Swiss Re has been at the forefront of this trend for many years. As one of the first advocates of sustainable investment, we were among the pioneers when it came to introducing strict environmental, social and governance criteria (ESG criteria) for our own investment portfolio. Our business processes are designed to allow us to achieve our goal of reducing Swiss Re's CO2 emissions on the assets and liabilities sides of our balance sheet to "net zero" by 2050. We expect to achieve this goal by as early as 2030 as a result of our own activities. We have also had sustainability targets in place for our underwriting business for several years now, and are already implementing them with our customers.

Developing sustainable solutions

It goes without saying that Swiss Re is also on hand to support our customers with sustainability. We develop solutions that help our partners and their customers to tackle environmental and social issues. The focus here is on areas such as climate change, renewable energy, agriculture, health and infrastructure.
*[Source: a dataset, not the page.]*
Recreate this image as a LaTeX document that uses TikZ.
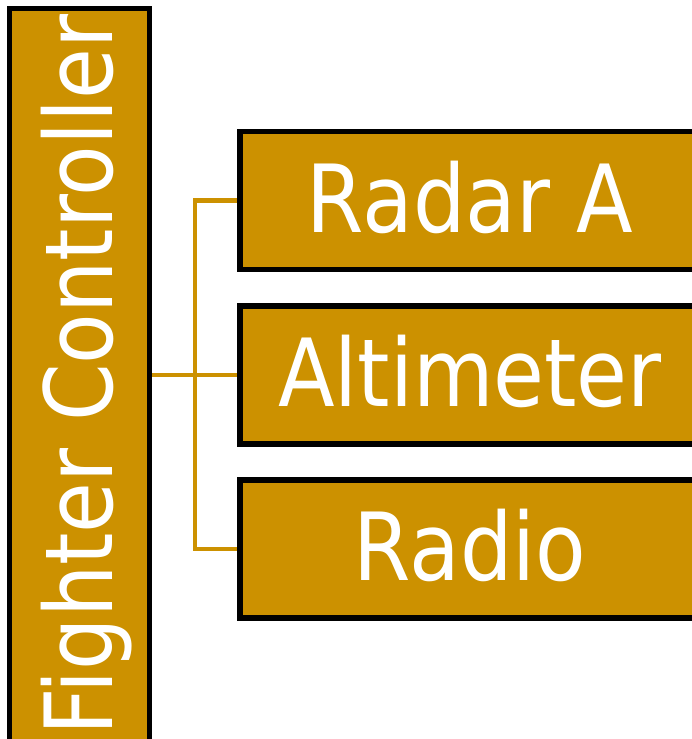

The insurance sector urgently needs to drive forward the expansion of digital solutions that have potential to improve access to insurance products as well as their availability and the benefits they offer. These endeavours are intrinsically linked to our traditional re/insurance coverage offerings. Combining coverage for natural catastrophes with helping society to manage climate-related events is just one illustration of this point.

The value of insurance in people's lives must go beyond the simple transfer of financial risks. Following a strategy of prevention and precaution to limit and prevent future damage is an essential component of sustainable economic activity.